BROOKLYN, Mich. -- They were calling him to the center of all the attention in Victory Lane.
After all, as the architect of the remarkable day that had just unfolded at Michigan International Speedway, he deserved to be there, basking in the moment.
But Jack Roush's eyes were transfixed on the little girl he held in his arms, and her eyes on his. They shared a moment of pure joy before Roush gently set her down and told her that Grandpa had to go for a moment and would see her later.
"That was Josie Rose McClenaghan," Roush said of his grandchild, his own oldest daughter's daughter. "She's 3 and a half years old, and she's been to Victory Lane before. I think she's 4-for-4. I don't think she's gone to a race when we haven't celebrated a victory."

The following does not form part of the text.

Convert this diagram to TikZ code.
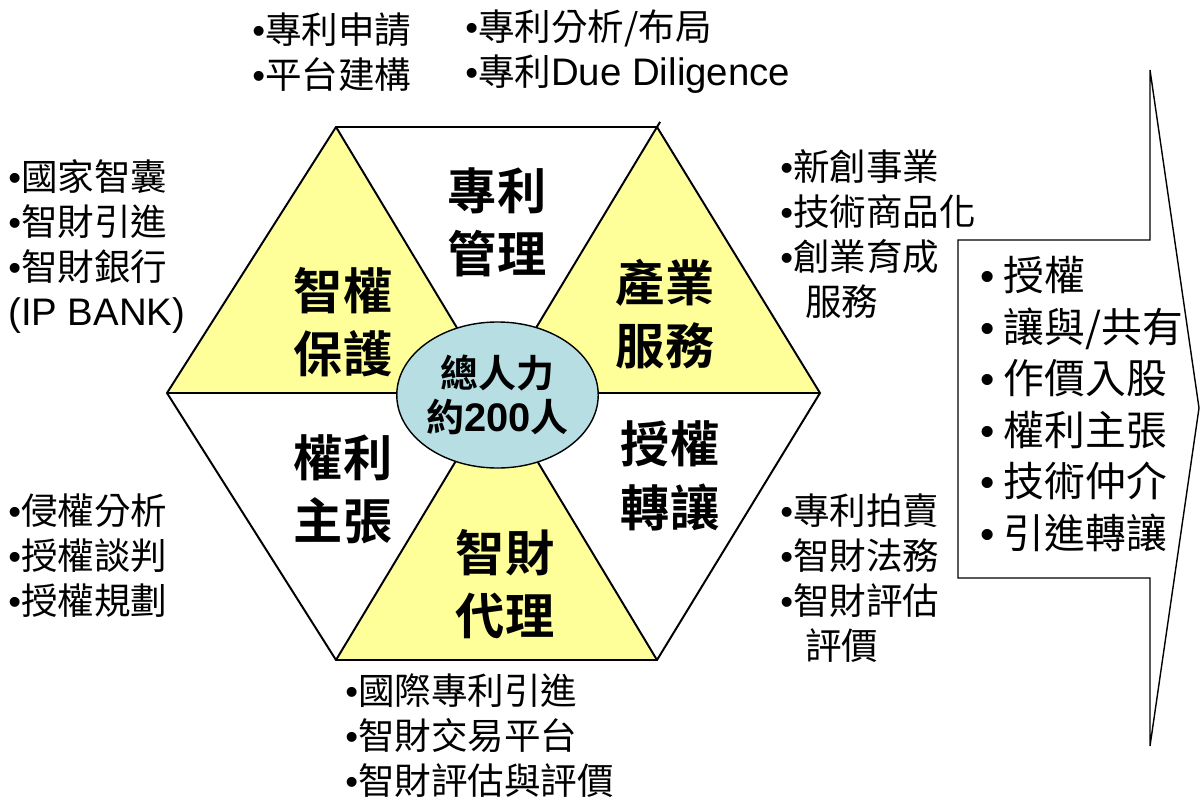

After breaking away from blond-haired, blue-eyed, smiling Josie Rose, Roush was off to join race winner Carl Edwards to continue the celebration. High above it all, the scoreboard towering above the MIS start/finish line told the broader story -- not only had Edwards won the 3M Performance 400 in his No. 99 Ford, but four of the top five finishers were members of the Roush Fenway Racing family. David Ragan had claimed third, Greg Biffle fourth and the resilient Matt Kenseth fifth in fellow Fords. The fifth member, Jamie McMurray, was 10th.
It's located one hour up the road from Ford headquarters in Detroit and about the same distance from Roush Industries in Livonia, Mich., where Roush said he employs 3,000. That's in addition to those who are part of his sprawling racing operation, based in Concord, N.C., and on Sunday the track seemed overflowing with all of them.
"It's really home for me," Roush said of racing at MIS. "It's a chance to play in front of the home crowd. It means a lot to Ford Motor Company, and it means a lot to me."
One other aspect to Sunday's victory appealed to Roush and Edwards. In winning the race, Edwards held off the No. 18 Toyota of Kyle Busch down the stretch -- including on the final restart with two laps to go. In a season that has been largely dominated by Busch and the No. 18 car, that was no small feat.
Edwards said he thought back to the recent race at Chicagoland before the green flag dropped on the final restart. It was there that Edwards watched as Busch worked his way around two-time defending champion Jimmie Johnson and stole a win at the very end.
"Jimmie lost it on that restart because, well, Kyle is great on restarts. That's just a fact," Edwards said. "I just didn't want to have to go through that pain, so I did everything I could to have the best restart I could -- and it worked out great."
If it sounds like Edwards had no doubts that it would, that's because he didn't.
"My psyche and mentality is pretty much fixed on I'm the greatest racecar driver to ever live," said Edwards, laughing. "You know what I'm saying? ... That's what David Pearson told me once. If you don't believe that, you don't belong in the racecar.
"I'm sure Kyle feels the same way. It's just that when we beat him, it's a 20-point spread. And it goes the other way, too. I've finished second to him a few times this year, and that's frustrating."
It's doubly frustrating because Busch is the only driver who has consistently out-driven Edwards all year. Three times -- at Darlington, in the second Daytona race in July and at Dover -- Busch was the one celebrating in Victory Lane while Edwards was forced to be content with the second-place consolation prize.
With his eight race wins, Busch entered Sunday's event having already clinched the No. 1 seed in the Chase for the Sprint Cup championship. But Edwards is not far behind after claiming his fifth Cup win of the season.
Edwards also had to give back 10 of his Chase bonus points for a victory following a rules violation earlier in the season, meaning he currently has a total of just 40 bonus points to Busch's 80 (10 for each regular-season win). But he's clearly closing the gap quickly not only in pure mathematical terms, but more importantly in terms of momentum and confidence heading into the Chase.
And there will be others to contend with once the Chase commences, of that Carl is certain.
"Somebody said, 'Oh, it's coming down to you and Kyle.' I said, 'Man, I hope it's just me and Kyle.' It would be nice to just have to beat one other guy," Edwards said. "But I have a feeling that this Chase is going to be spectacularly competitive."
If so, it's obvious what Edwards and Roush must do. They must start bringing Josie Rose McClenaghan on the road more often.
Asked if Josie Rose was busy next week, Roush smiled as only a proud grandfather and winning race team owner can and replied: "I think next week she's going drag racing with her mother. Her mother is a drag racer and she hasn't had quite the success we've had with the stock cars. But she knows what the smell of victory is, and she really looks forward to coming to the races when she can."
Ah, the smell of victory. Roush loves the smell of victory himself on a Monday morning.
So while Josie Rose might not be at Bristol this Saturday night, you can bet Roush will put her perfect race record on the line again if it becomes necessary during the Chase. Meanwhile, he will bask in the memory that is Michigan.
The opinions expressed are solely those of the writer.